2. HUSTLE FOR RUSSELL: Speaking of Wilson, here’s an interesting fact: The Seahawks’ second-year quarterback has been sacked more times (29) than has Saints quarterback Drew Brees (23), even though Wilson has attempted 158 fewer passes (304) than has Brees (462). What does it all mean? It means that the Saints, who are tied for the NFL lead with 37 sacks and lead the league in sacks per pass play, should be able to get hands on Wilson. Wilson is mobile, enough to have 409 rushing yards on 72 carries. But Seattle’s offensive line obviously hasn’t been a brick wall in terms of protection, and keep in mind that Wilson has fumbled eight times this season, and lost five of them. New Orleans Saints

3. GROUND ‘EM DOWN: As heralded as Seattle’s defense is, the Seahawks haven’t had all that much success stopping the run. Opponents have 1,242 yards against them this season, averaging 4.2 yards per carry. The Saints, who have a renewed zest in their running game, have averaged five yards per carry, on 86 carries, in the three games leading up to this one. Balance always helps and New Orleans has been better balanced the last three games than at any time this season, which explains how the Saints were able to win three games in 12 days. Inclement weather in Seattle won’t prevent New Orleans from throwing – the Saints are going to do what they do best – but if the statistics are correct, they should be able to lean on the run for support.
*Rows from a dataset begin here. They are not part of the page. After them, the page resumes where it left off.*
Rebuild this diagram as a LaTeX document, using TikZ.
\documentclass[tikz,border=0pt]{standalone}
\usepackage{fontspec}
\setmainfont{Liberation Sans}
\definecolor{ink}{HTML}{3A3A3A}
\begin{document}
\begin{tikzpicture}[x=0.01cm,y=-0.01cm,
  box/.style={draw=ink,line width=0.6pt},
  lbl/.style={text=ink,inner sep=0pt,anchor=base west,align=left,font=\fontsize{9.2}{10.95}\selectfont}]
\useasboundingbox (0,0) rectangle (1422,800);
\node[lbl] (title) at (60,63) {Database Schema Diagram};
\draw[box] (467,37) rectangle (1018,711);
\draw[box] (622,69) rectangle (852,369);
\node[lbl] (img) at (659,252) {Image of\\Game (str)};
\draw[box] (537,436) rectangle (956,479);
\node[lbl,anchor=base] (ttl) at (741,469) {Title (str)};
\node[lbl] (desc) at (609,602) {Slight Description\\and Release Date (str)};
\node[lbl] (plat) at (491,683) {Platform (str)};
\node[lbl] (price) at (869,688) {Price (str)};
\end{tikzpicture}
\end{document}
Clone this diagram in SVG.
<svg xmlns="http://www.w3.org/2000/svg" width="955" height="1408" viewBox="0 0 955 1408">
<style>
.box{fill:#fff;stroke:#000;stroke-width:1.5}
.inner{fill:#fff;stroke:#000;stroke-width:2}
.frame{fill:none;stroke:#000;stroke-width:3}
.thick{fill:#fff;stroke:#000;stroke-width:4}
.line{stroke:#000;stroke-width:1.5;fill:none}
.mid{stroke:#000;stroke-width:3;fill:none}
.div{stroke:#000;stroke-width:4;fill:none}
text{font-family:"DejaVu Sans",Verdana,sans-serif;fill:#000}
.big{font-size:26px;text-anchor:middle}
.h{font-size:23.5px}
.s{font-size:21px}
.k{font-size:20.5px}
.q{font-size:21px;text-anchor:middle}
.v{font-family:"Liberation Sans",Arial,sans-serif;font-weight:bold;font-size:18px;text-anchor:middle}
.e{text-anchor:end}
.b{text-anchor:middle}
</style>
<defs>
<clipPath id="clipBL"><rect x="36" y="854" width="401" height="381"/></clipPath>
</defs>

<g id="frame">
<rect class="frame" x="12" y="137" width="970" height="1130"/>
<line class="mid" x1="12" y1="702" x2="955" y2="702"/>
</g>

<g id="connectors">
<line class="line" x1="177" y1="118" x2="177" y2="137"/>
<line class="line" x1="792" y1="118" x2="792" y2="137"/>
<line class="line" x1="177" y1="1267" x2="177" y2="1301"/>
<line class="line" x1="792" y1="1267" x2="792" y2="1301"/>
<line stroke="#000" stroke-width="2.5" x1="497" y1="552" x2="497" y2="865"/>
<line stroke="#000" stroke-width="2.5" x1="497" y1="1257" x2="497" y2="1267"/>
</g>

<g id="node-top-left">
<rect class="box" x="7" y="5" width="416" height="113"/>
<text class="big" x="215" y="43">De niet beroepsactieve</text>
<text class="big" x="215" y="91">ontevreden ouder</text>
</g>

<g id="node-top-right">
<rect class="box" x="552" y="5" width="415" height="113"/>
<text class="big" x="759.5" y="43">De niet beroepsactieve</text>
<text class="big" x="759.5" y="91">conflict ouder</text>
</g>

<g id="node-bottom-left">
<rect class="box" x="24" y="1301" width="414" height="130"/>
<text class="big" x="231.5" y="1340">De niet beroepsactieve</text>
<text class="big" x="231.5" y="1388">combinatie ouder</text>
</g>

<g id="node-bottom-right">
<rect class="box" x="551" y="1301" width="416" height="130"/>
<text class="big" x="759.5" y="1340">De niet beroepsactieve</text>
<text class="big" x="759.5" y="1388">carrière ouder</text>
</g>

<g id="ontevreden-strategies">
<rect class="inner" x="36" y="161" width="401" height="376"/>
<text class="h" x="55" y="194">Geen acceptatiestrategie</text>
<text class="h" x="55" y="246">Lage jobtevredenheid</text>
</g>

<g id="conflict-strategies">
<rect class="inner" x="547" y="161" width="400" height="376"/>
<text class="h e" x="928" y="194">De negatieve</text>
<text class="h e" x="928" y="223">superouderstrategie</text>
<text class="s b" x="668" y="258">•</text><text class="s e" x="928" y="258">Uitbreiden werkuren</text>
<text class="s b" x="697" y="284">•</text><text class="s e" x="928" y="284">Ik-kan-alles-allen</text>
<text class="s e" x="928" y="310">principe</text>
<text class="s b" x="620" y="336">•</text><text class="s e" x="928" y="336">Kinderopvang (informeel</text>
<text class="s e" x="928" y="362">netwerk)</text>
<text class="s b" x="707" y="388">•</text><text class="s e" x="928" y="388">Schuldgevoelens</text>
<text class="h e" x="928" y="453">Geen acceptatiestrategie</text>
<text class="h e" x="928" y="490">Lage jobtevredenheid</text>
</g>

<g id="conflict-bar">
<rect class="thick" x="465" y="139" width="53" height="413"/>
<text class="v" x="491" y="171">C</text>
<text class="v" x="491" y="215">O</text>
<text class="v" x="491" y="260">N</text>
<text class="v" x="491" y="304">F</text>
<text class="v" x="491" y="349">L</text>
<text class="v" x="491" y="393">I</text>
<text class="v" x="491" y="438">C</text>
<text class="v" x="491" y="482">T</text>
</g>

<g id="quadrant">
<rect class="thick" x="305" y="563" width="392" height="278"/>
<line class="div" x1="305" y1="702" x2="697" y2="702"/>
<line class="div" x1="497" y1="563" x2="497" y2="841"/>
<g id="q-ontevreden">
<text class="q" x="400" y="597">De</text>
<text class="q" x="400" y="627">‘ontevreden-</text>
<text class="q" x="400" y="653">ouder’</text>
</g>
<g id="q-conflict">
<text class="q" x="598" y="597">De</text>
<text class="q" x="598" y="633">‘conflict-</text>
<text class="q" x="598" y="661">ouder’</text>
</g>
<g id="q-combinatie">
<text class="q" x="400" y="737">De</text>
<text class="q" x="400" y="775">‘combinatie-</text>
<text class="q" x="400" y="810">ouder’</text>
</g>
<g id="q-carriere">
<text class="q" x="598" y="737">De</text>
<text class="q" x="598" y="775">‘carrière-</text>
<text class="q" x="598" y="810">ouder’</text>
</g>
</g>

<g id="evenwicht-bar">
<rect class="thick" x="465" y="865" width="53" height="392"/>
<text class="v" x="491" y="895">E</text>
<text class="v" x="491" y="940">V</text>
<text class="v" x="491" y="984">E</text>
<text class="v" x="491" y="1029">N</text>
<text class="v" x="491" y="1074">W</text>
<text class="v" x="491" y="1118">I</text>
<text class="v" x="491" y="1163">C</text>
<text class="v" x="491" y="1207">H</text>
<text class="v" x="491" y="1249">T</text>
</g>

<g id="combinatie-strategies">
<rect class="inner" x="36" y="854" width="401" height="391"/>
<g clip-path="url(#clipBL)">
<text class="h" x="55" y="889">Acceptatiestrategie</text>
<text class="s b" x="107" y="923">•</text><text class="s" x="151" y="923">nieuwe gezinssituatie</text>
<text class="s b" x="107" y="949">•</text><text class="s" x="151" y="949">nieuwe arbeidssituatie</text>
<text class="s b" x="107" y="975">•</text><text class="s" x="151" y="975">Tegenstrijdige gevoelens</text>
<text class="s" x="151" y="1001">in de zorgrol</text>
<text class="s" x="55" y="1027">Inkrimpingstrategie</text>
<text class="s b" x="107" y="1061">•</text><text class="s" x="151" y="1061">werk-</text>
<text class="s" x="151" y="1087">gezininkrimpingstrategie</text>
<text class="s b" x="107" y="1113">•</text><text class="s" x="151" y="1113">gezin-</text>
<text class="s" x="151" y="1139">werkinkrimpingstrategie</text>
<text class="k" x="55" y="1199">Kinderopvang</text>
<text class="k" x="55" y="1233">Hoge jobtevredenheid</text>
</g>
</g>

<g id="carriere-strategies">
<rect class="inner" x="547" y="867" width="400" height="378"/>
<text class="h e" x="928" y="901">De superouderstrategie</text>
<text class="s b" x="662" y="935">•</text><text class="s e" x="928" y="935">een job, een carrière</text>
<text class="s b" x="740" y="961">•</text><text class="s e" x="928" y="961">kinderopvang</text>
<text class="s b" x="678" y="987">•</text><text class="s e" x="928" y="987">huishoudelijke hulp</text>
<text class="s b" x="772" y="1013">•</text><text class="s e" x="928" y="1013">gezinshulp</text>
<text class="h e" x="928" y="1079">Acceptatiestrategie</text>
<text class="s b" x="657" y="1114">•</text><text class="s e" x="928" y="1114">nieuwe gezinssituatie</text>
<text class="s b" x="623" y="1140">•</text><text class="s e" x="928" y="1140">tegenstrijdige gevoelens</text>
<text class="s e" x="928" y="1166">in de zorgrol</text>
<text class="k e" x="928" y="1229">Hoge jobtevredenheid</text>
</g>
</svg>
4. CAREFUL, DREW: Considering the amount of times Brees has thrown the football this season (439), having just eight interceptions is outstanding. Seattle, though, invites the attempts. The Seahawks are second in the league in pass defense (they allow 180.4 per game) and their 16 interceptions are tied for the league lead. The Legion of Boom, as the secondary has labeled itself, only has allowed 12 touchdown passes and opponents complete just 58.6 percent of their passes. This will be a strength vs. strength battle, which could be swayed by the presence of …


5. JIMMY GRAHAM: Doesn’t it always seem to come back to Graham, one way or the other? The Seahawks may be tempted to copy New England’s defensive gameplan against the Saints’ unparalleled tight end – namely, put a great cover corner on him (maybe the loquacious Richard Sherman) and take their chances one-on-one against the other receivers. That worked for New England. But the Saints now have a healthy Marques Colston, a healthy Lance Moore, an improved Kenny Stills and a sneaky-productive Robert Meachem, not to mention Pierre Thomas and Darren Sproles out of the backfield. The Saints figure to win their share of one-on-one battles with that corps and if they win enough of them, they could leave Seattle tied with the Seahawks for having the best record in the NFC, and owning the tiebreak over Seattle.